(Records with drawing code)

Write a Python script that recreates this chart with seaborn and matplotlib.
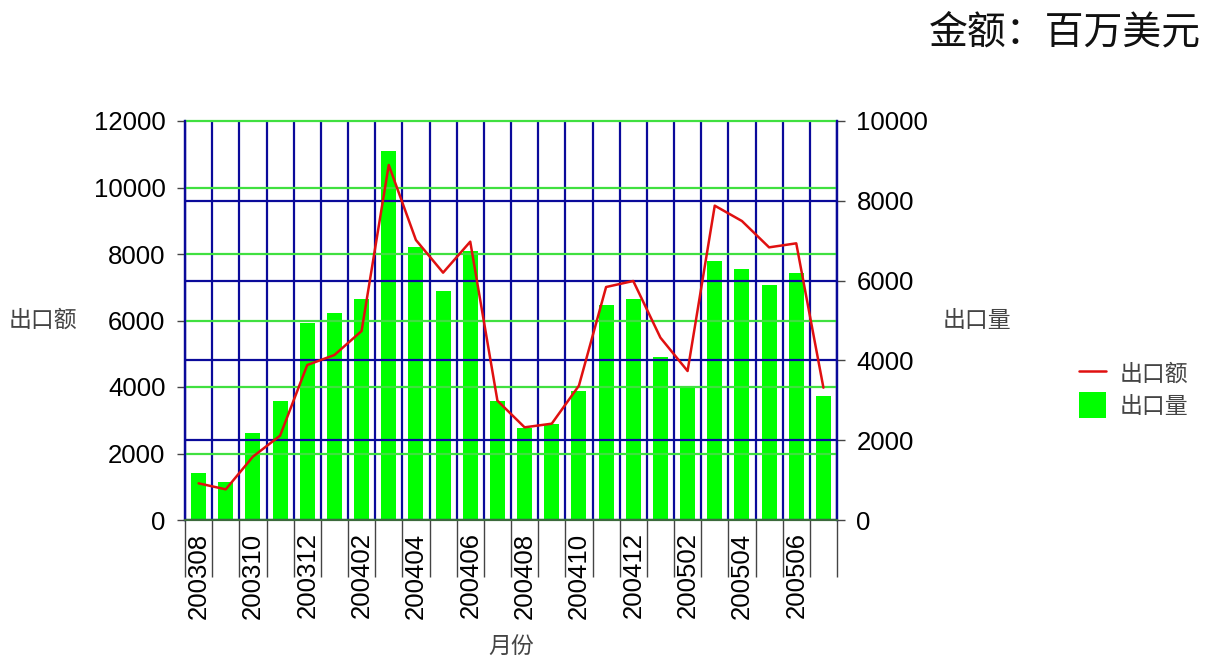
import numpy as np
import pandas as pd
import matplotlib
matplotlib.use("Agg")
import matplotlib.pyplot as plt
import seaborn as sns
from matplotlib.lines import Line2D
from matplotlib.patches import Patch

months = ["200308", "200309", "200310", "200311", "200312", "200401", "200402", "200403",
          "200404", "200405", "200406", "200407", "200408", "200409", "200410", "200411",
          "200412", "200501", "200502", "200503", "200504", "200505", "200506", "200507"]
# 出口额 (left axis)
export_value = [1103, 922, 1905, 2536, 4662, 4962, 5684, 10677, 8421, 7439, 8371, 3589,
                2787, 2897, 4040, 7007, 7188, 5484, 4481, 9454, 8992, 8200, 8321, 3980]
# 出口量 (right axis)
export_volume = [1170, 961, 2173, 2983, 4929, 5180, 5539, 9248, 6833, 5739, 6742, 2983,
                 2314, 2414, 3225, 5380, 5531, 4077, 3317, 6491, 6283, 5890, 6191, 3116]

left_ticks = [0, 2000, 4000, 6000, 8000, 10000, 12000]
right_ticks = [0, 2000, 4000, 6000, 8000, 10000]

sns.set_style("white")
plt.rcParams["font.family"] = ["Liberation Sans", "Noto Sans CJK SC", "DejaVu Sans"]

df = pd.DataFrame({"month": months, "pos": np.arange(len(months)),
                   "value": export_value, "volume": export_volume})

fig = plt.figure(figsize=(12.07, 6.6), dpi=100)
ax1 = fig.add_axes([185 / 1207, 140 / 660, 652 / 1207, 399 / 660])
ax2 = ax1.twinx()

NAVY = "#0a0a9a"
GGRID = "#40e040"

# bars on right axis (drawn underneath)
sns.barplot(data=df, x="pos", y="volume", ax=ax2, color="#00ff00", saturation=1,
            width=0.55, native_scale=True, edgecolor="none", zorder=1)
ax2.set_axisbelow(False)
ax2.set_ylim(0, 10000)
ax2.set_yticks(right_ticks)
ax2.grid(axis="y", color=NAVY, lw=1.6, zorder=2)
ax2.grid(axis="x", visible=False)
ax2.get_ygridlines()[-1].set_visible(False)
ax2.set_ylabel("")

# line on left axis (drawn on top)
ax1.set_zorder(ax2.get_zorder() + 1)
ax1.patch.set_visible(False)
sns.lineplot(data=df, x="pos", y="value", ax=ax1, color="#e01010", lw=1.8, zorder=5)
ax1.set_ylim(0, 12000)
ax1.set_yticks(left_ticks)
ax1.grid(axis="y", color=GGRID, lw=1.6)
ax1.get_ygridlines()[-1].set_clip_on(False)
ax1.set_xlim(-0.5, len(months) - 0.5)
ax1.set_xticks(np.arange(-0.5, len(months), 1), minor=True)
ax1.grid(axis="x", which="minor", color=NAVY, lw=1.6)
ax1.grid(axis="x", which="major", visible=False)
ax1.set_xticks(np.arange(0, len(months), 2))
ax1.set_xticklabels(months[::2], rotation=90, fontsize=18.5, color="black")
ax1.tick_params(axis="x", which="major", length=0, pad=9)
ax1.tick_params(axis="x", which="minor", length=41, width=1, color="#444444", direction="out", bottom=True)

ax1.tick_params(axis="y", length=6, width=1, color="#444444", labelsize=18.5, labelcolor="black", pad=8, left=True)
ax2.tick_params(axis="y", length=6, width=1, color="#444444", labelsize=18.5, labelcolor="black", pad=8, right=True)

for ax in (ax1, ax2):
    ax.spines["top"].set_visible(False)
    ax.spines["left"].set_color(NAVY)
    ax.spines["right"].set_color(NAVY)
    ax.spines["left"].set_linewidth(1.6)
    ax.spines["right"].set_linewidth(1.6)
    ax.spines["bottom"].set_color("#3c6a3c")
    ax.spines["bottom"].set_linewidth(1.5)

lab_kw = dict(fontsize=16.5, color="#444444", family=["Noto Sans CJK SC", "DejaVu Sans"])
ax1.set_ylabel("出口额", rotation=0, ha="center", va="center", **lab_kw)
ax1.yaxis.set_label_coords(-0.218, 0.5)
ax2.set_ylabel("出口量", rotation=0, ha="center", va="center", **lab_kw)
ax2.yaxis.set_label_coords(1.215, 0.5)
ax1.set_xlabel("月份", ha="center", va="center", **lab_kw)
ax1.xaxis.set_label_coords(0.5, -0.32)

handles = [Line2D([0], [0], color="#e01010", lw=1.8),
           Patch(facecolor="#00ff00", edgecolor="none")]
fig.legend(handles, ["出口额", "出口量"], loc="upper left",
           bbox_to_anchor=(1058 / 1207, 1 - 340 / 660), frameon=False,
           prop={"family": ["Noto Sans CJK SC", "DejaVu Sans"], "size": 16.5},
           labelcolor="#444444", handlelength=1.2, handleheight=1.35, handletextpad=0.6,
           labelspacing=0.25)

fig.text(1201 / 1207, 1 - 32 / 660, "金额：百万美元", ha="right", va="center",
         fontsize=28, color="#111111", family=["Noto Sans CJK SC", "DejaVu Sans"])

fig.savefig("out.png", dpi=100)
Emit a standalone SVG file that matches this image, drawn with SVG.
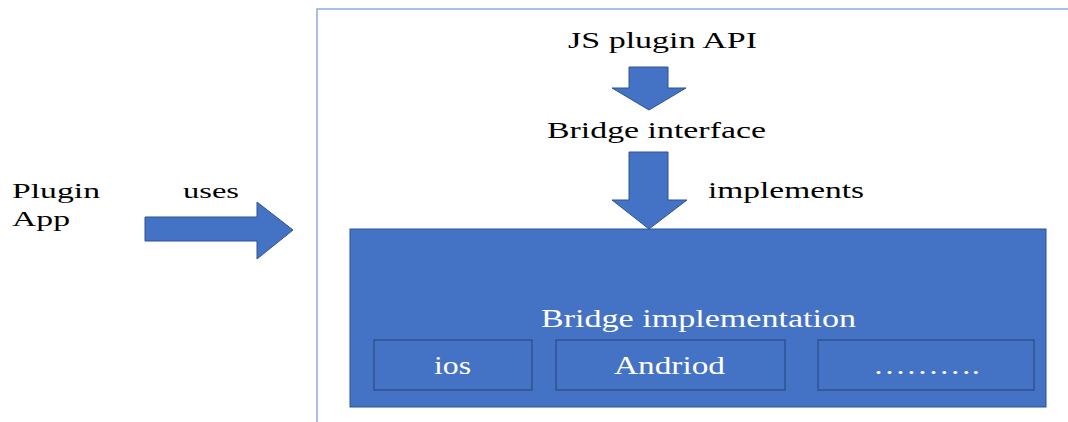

| WORK INSTRUCTIONS |
All the records need to be repeated exactly, with the images dropped.

| FINISHED EXERCISE |
Write a Python script that recreates this chart with seaborn and matplotlib.
import numpy as np
import pandas as pd
import matplotlib
matplotlib.use("Agg")
import matplotlib.pyplot as plt
import seaborn as sns
from matplotlib.lines import Line2D
from matplotlib.patches import Patch

months = ["200308", "200309", "200310", "200311", "200312", "200401", "200402", "200403",
          "200404", "200405", "200406", "200407", "200408", "200409", "200410", "200411",
          "200412", "200501", "200502", "200503", "200504", "200505", "200506", "200507"]
# 出口额 (left axis)
export_value = [1103, 922, 1905, 2536, 4662, 4962, 5684, 10677, 8421, 7439, 8371, 3589,
                2787, 2897, 4040, 7007, 7188, 5484, 4481, 9454, 8992, 8200, 8321, 3980]
# 出口量 (right axis)
export_volume = [1170, 961, 2173, 2983, 4929, 5180, 5539, 9248, 6833, 5739, 6742, 2983,
                 2314, 2414, 3225, 5380, 5531, 4077, 3317, 6491, 6283, 5890, 6191, 3116]

left_ticks = [0, 2000, 4000, 6000, 8000, 10000, 12000]
right_ticks = [0, 2000, 4000, 6000, 8000, 10000]

sns.set_style("white")
plt.rcParams["font.family"] = ["Liberation Sans", "Noto Sans CJK SC", "DejaVu Sans"]

df = pd.DataFrame({"month": months, "pos": np.arange(len(months)),
                   "value": export_value, "volume": export_volume})

fig = plt.figure(figsize=(12.07, 6.6), dpi=100)
ax1 = fig.add_axes([185 / 1207, 140 / 660, 652 / 1207, 399 / 660])
ax2 = ax1.twinx()

NAVY = "#0a0a9a"
GGRID = "#40e040"

# bars on right axis (drawn underneath)
sns.barplot(data=df, x="pos", y="volume", ax=ax2, color="#00ff00", saturation=1,
            width=0.55, native_scale=True, edgecolor="none", zorder=1)
ax2.set_axisbelow(False)
ax2.set_ylim(0, 10000)
ax2.set_yticks(right_ticks)
ax2.grid(axis="y", color=NAVY, lw=1.6, zorder=2)
ax2.grid(axis="x", visible=False)
ax2.get_ygridlines()[-1].set_visible(False)
ax2.set_ylabel("")

# line on left axis (drawn on top)
ax1.set_zorder(ax2.get_zorder() + 1)
ax1.patch.set_visible(False)
sns.lineplot(data=df, x="pos", y="value", ax=ax1, color="#e01010", lw=1.8, zorder=5)
ax1.set_ylim(0, 12000)
ax1.set_yticks(left_ticks)
ax1.grid(axis="y", color=GGRID, lw=1.6)
ax1.get_ygridlines()[-1].set_clip_on(False)
ax1.set_xlim(-0.5, len(months) - 0.5)
ax1.set_xticks(np.arange(-0.5, len(months), 1), minor=True)
ax1.grid(axis="x", which="minor", color=NAVY, lw=1.6)
ax1.grid(axis="x", which="major", visible=False)
ax1.set_xticks(np.arange(0, len(months), 2))
ax1.set_xticklabels(months[::2], rotation=90, fontsize=18.5, color="black")
ax1.tick_params(axis="x", which="major", length=0, pad=9)
ax1.tick_params(axis="x", which="minor", length=41, width=1, color="#444444", direction="out", bottom=True)

ax1.tick_params(axis="y", length=6, width=1, color="#444444", labelsize=18.5, labelcolor="black", pad=8, left=True)
ax2.tick_params(axis="y", length=6, width=1, color="#444444", labelsize=18.5, labelcolor="black", pad=8, right=True)

for ax in (ax1, ax2):
    ax.spines["top"].set_visible(False)
    ax.spines["left"].set_color(NAVY)
    ax.spines["right"].set_color(NAVY)
    ax.spines["left"].set_linewidth(1.6)
    ax.spines["right"].set_linewidth(1.6)
    ax.spines["bottom"].set_color("#3c6a3c")
    ax.spines["bottom"].set_linewidth(1.5)

lab_kw = dict(fontsize=16.5, color="#444444", family=["Noto Sans CJK SC", "DejaVu Sans"])
ax1.set_ylabel("出口额", rotation=0, ha="center", va="center", **lab_kw)
ax1.yaxis.set_label_coords(-0.218, 0.5)
ax2.set_ylabel("出口量", rotation=0, ha="center", va="center", **lab_kw)
ax2.yaxis.set_label_coords(1.215, 0.5)
ax1.set_xlabel("月份", ha="center", va="center", **lab_kw)
ax1.xaxis.set_label_coords(0.5, -0.32)

handles = [Line2D([0], [0], color="#e01010", lw=1.8),
           Patch(facecolor="#00ff00", edgecolor="none")]
fig.legend(handles, ["出口额", "出口量"], loc="upper left",
           bbox_to_anchor=(1058 / 1207, 1 - 340 / 660), frameon=False,
           prop={"family": ["Noto Sans CJK SC", "DejaVu Sans"], "size": 16.5},
           labelcolor="#444444", handlelength=1.2, handleheight=1.35, handletextpad=0.6,
           labelspacing=0.25)

fig.text(1201 / 1207, 1 - 32 / 660, "金额：百万美元", ha="right", va="center",
         fontsize=28, color="#111111", family=["Noto Sans CJK SC", "DejaVu Sans"])

fig.savefig("out.png", dpi=100)
Emit a standalone SVG file that matches this image, drawn with SVG.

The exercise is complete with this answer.